Task statement.
Each record that follows should be repeated exactly, minus any images.
--- start Data for processing ---
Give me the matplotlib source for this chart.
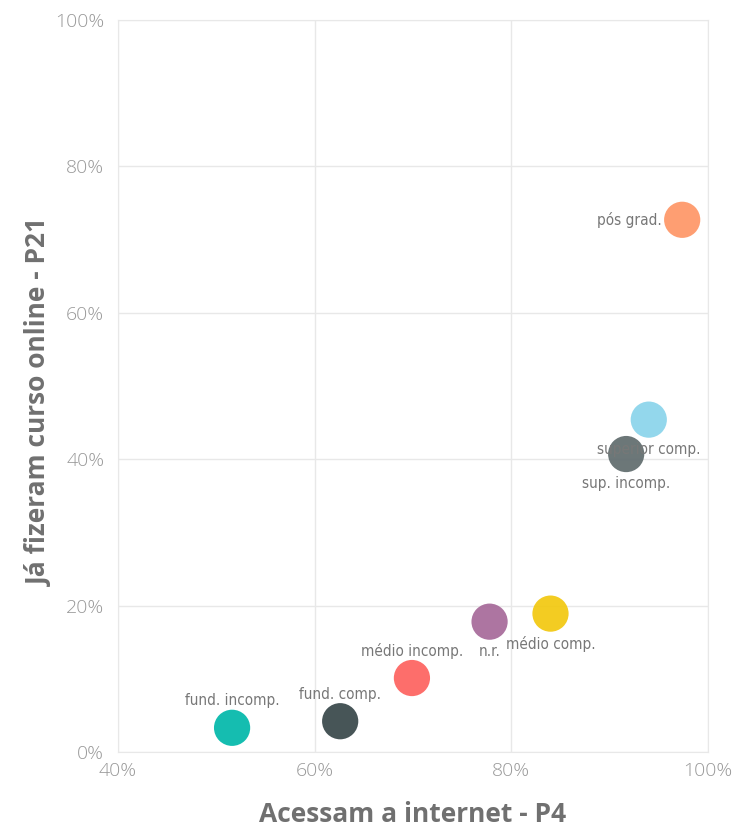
import matplotlib.pyplot as plt
from matplotlib.ticker import FuncFormatter

# escolaridade: % que acessa a internet (P4) x % que já fez curso online (P21)
categories = ['fund. incomp.', 'fund. comp.', 'médio incomp.', 'n.r.',
              'médio comp.', 'sup. incomp.', 'superior comp.', 'pós grad.']
acesso_internet = [51.6, 62.6, 69.9, 77.8, 84.0, 91.7, 94.0, 97.4]
curso_online = [3.3, 4.2, 10.1, 17.8, 18.9, 40.7, 45.4, 72.7]
colors = ['#01B8AA', '#374649', '#FD625E', '#A66999',
          '#F2C80F', '#5F6B6D', '#8AD4EB', '#FE9666']
# where the label sits relative to the point
label_pos = ['above', 'above', 'above', 'below', 'below', 'below', 'below', 'left']

fig = plt.figure(figsize=(7.38, 8.32), dpi=100)
ax = fig.add_axes([0.16, 0.0962, 0.799, 0.8798])

ax.scatter(acesso_internet, curso_online, s=680, c=colors, alpha=0.92,
           edgecolors='none', zorder=3)

for name, x, y, pos in zip(categories, acesso_internet, curso_online, label_pos):
    if pos == 'above':
        off, ha, va = (0, 14), 'center', 'bottom'
    elif pos == 'below':
        off, ha, va = (0, -16), 'center', 'top'
    else:
        off, ha, va = (-15, 0), 'right', 'center'
    ax.annotate(name, (x, y), xytext=off, textcoords='offset points',
                ha=ha, va=va, fontsize=11, color='#777777',
                family='DejaVu Sans', fontstretch='condensed', zorder=4)

ax.set_xlim(40, 100)
ax.set_ylim(0, 100)
ax.set_xticks([40, 60, 80, 100])
ax.set_yticks([0, 20, 40, 60, 80, 100])
pct = FuncFormatter(lambda v, _: f'{v:.0f}%')
ax.xaxis.set_major_formatter(pct)
ax.yaxis.set_major_formatter(pct)
ax.tick_params(length=0, labelsize=14, labelcolor='#999999')
ax.tick_params(axis='x', pad=7)
ax.tick_params(axis='y', pad=10)
for lab in ax.get_xticklabels() + ax.get_yticklabels():
    lab.set_family('Open Sans')
    lab.set_fontweight('light')

ax.grid(color='#e8e8e8', linewidth=1)
ax.set_axisbelow(True)
for sp in ax.spines.values():
    sp.set_color('#e8e8e8')

ax.set_xlabel('Acessam a internet - P4', fontsize=19, fontweight='bold',
              color='#707070', family='Open Sans', labelpad=15)
ax.set_ylabel('Já fizeram curso online - P21', fontsize=19, fontweight='bold',
              color='#707070', family='Open Sans')
ax.yaxis.set_label_coords(-0.11, 0.478)

fig.savefig('out.png', dpi=100)
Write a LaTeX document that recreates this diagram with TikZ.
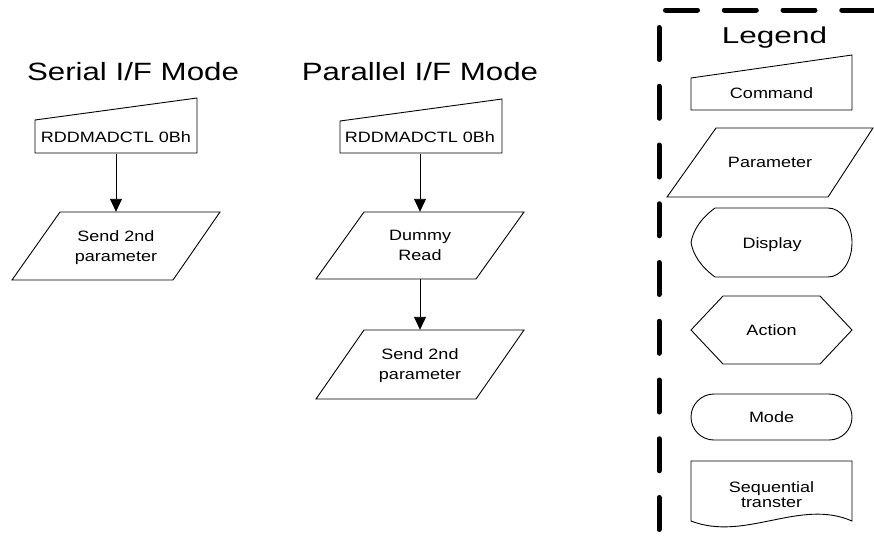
\documentclass[tikz,border=0pt]{standalone}
\usepackage{fontspec}
\setmainfont{Liberation Sans}
\usetikzlibrary{arrows.meta}
\begin{document}
\begin{tikzpicture}[x=1pt,y=-1pt,
  shp/.style={draw=black,line width=0.9pt,line join=miter},
  txt/.style={font=\fontsize{15}{20}\selectfont, xscale=1.2, align=center, inner sep=0pt, text depth=0pt},
  ttl/.style={font=\fontsize{25}{30}\selectfont, xscale=1.25, anchor=base, inner sep=0pt},
  conn/.style={draw=black,line width=0.9pt,-{Triangle[length=13pt,width=12pt]}},
  legline/.style={line width=5pt,line cap=round,dash pattern=on 32pt off 26.75pt}]
\fill[white] (0,0) rectangle (874,547);
\useasboundingbox (0,0) rectangle (874,547);

% titles
\node[ttl] (tser) at (133,80) {Serial I/F Mode};
\node[ttl] (tpar) at (420,80) {Parallel I/F Mode};
\node[font=\fontsize{23}{27}\selectfont, xscale=1.37, anchor=base, inner sep=0pt] (tleg) at (774.5,43.5) {Legend};

% serial column
\draw[shp] (35,120) -- (197,98) -- (197,153) -- (35,153) -- cycle;
\node[txt, minimum height=32pt] (s1) at (116,137.5) {RDDMADCTL 0Bh};
\draw[shp] (60,212) -- (220,212) -- (173,280) -- (12,280) -- cycle;
\node[txt, minimum height=68pt] (s2) at (116,246) {Send 2nd\\parameter};
\draw[conn] (s1.south) -- (s2.north);

% parallel column
\draw[shp] (340,121) -- (502,99) -- (502,153) -- (340,153) -- cycle;
\node[txt, minimum height=32pt] (p1) at (420,137.5) {RDDMADCTL 0Bh};
\draw[shp] (364,212) -- (524,212) -- (476,279) -- (316,279) -- cycle;
\node[txt, minimum height=67pt] (p2) at (420,245.5) {Dummy\\Read};
\draw[shp] (364,330) -- (524,330) -- (476,399) -- (316,399) -- cycle;
\node[txt, minimum height=69pt] (p3) at (420,364.5) {Send 2nd\\parameter};
\draw[conn] (p1.south) -- (p2.north);
\draw[conn] (p2.south) -- (p3.north);

% legend border
\draw[legline] (665.5,10) -- (880,10);
\draw[legline] (659,27.5) -- (659,560);

% legend shapes
\draw[shp] (691,78) -- (852,55) -- (852,110) -- (691,110) -- cycle;
\node[txt] (l1) at (771.5,93.5) {Command};
\draw[shp] (716,128) -- (873,128) -- (828,197) -- (667,197) -- cycle;
\node[txt] (l2) at (770,162.5) {Parameter};
\draw[shp] (715,208) -- (828,208) arc[start angle=-90, end angle=90, x radius=24, y radius=34.5]
  -- (715,277) .. controls (700,266) and (693,254) .. (691,242.5)
  .. controls (693,231) and (700,219) .. cycle;
\node[txt] (l3) at (772,243) {Display};
\draw[shp] (691,330) -- (723,296) -- (820,296) -- (852,330) -- (820,364) -- (723,364) -- cycle;
\node[txt] (l4) at (771.5,330) {Action};
\draw[shp, rounded corners=23pt] (691,394) rectangle (852,440);
\node[txt] (l5) at (771.5,417) {Mode};
\draw[shp] (691,461) -- (852,461) -- (852,521) .. controls (800,498) and (745,542) .. (691,521) -- cycle;
\node[txt, font=\fontsize{15}{15}\selectfont] (l6) at (771.5,494.5) {Sequential\\transter};
\end{tikzpicture}
\end{document}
--- end Data for processing ---
Output.
Give me the matplotlib source for this chart.
import matplotlib.pyplot as plt
from matplotlib.ticker import FuncFormatter

# escolaridade: % que acessa a internet (P4) x % que já fez curso online (P21)
categories = ['fund. incomp.', 'fund. comp.', 'médio incomp.', 'n.r.',
              'médio comp.', 'sup. incomp.', 'superior comp.', 'pós grad.']
acesso_internet = [51.6, 62.6, 69.9, 77.8, 84.0, 91.7, 94.0, 97.4]
curso_online = [3.3, 4.2, 10.1, 17.8, 18.9, 40.7, 45.4, 72.7]
colors = ['#01B8AA', '#374649', '#FD625E', '#A66999',
          '#F2C80F', '#5F6B6D', '#8AD4EB', '#FE9666']
# where the label sits relative to the point
label_pos = ['above', 'above', 'above', 'below', 'below', 'below', 'below', 'left']

fig = plt.figure(figsize=(7.38, 8.32), dpi=100)
ax = fig.add_axes([0.16, 0.0962, 0.799, 0.8798])

ax.scatter(acesso_internet, curso_online, s=680, c=colors, alpha=0.92,
           edgecolors='none', zorder=3)

for name, x, y, pos in zip(categories, acesso_internet, curso_online, label_pos):
    if pos == 'above':
        off, ha, va = (0, 14), 'center', 'bottom'
    elif pos == 'below':
        off, ha, va = (0, -16), 'center', 'top'
    else:
        off, ha, va = (-15, 0), 'right', 'center'
    ax.annotate(name, (x, y), xytext=off, textcoords='offset points',
                ha=ha, va=va, fontsize=11, color='#777777',
                family='DejaVu Sans', fontstretch='condensed', zorder=4)

ax.set_xlim(40, 100)
ax.set_ylim(0, 100)
ax.set_xticks([40, 60, 80, 100])
ax.set_yticks([0, 20, 40, 60, 80, 100])
pct = FuncFormatter(lambda v, _: f'{v:.0f}%')
ax.xaxis.set_major_formatter(pct)
ax.yaxis.set_major_formatter(pct)
ax.tick_params(length=0, labelsize=14, labelcolor='#999999')
ax.tick_params(axis='x', pad=7)
ax.tick_params(axis='y', pad=10)
for lab in ax.get_xticklabels() + ax.get_yticklabels():
    lab.set_family('Open Sans')
    lab.set_fontweight('light')

ax.grid(color='#e8e8e8', linewidth=1)
ax.set_axisbelow(True)
for sp in ax.spines.values():
    sp.set_color('#e8e8e8')

ax.set_xlabel('Acessam a internet - P4', fontsize=19, fontweight='bold',
              color='#707070', family='Open Sans', labelpad=15)
ax.set_ylabel('Já fizeram curso online - P21', fontsize=19, fontweight='bold',
              color='#707070', family='Open Sans')
ax.yaxis.set_label_coords(-0.11, 0.478)

fig.savefig('out.png', dpi=100)
Write a LaTeX document that recreates this diagram with TikZ.
\documentclass[tikz,border=0pt]{standalone}
\usepackage{fontspec}
\setmainfont{Liberation Sans}
\usetikzlibrary{arrows.meta}
\begin{document}
\begin{tikzpicture}[x=1pt,y=-1pt,
  shp/.style={draw=black,line width=0.9pt,line join=miter},
  txt/.style={font=\fontsize{15}{20}\selectfont, xscale=1.2, align=center, inner sep=0pt, text depth=0pt},
  ttl/.style={font=\fontsize{25}{30}\selectfont, xscale=1.25, anchor=base, inner sep=0pt},
  conn/.style={draw=black,line width=0.9pt,-{Triangle[length=13pt,width=12pt]}},
  legline/.style={line width=5pt,line cap=round,dash pattern=on 32pt off 26.75pt}]
\fill[white] (0,0) rectangle (874,547);
\useasboundingbox (0,0) rectangle (874,547);

% titles
\node[ttl] (tser) at (133,80) {Serial I/F Mode};
\node[ttl] (tpar) at (420,80) {Parallel I/F Mode};
\node[font=\fontsize{23}{27}\selectfont, xscale=1.37, anchor=base, inner sep=0pt] (tleg) at (774.5,43.5) {Legend};

% serial column
\draw[shp] (35,120) -- (197,98) -- (197,153) -- (35,153) -- cycle;
\node[txt, minimum height=32pt] (s1) at (116,137.5) {RDDMADCTL 0Bh};
\draw[shp] (60,212) -- (220,212) -- (173,280) -- (12,280) -- cycle;
\node[txt, minimum height=68pt] (s2) at (116,246) {Send 2nd\\parameter};
\draw[conn] (s1.south) -- (s2.north);

% parallel column
\draw[shp] (340,121) -- (502,99) -- (502,153) -- (340,153) -- cycle;
\node[txt, minimum height=32pt] (p1) at (420,137.5) {RDDMADCTL 0Bh};
\draw[shp] (364,212) -- (524,212) -- (476,279) -- (316,279) -- cycle;
\node[txt, minimum height=67pt] (p2) at (420,245.5) {Dummy\\Read};
\draw[shp] (364,330) -- (524,330) -- (476,399) -- (316,399) -- cycle;
\node[txt, minimum height=69pt] (p3) at (420,364.5) {Send 2nd\\parameter};
\draw[conn] (p1.south) -- (p2.north);
\draw[conn] (p2.south) -- (p3.north);

% legend border
\draw[legline] (665.5,10) -- (880,10);
\draw[legline] (659,27.5) -- (659,560);

% legend shapes
\draw[shp] (691,78) -- (852,55) -- (852,110) -- (691,110) -- cycle;
\node[txt] (l1) at (771.5,93.5) {Command};
\draw[shp] (716,128) -- (873,128) -- (828,197) -- (667,197) -- cycle;
\node[txt] (l2) at (770,162.5) {Parameter};
\draw[shp] (715,208) -- (828,208) arc[start angle=-90, end angle=90, x radius=24, y radius=34.5]
  -- (715,277) .. controls (700,266) and (693,254) .. (691,242.5)
  .. controls (693,231) and (700,219) .. cycle;
\node[txt] (l3) at (772,243) {Display};
\draw[shp] (691,330) -- (723,296) -- (820,296) -- (852,330) -- (820,364) -- (723,364) -- cycle;
\node[txt] (l4) at (771.5,330) {Action};
\draw[shp, rounded corners=23pt] (691,394) rectangle (852,440);
\node[txt] (l5) at (771.5,417) {Mode};
\draw[shp] (691,461) -- (852,461) -- (852,521) .. controls (800,498) and (745,542) .. (691,521) -- cycle;
\node[txt, font=\fontsize{15}{15}\selectfont] (l6) at (771.5,494.5) {Sequential\\transter};
\end{tikzpicture}
\end{document}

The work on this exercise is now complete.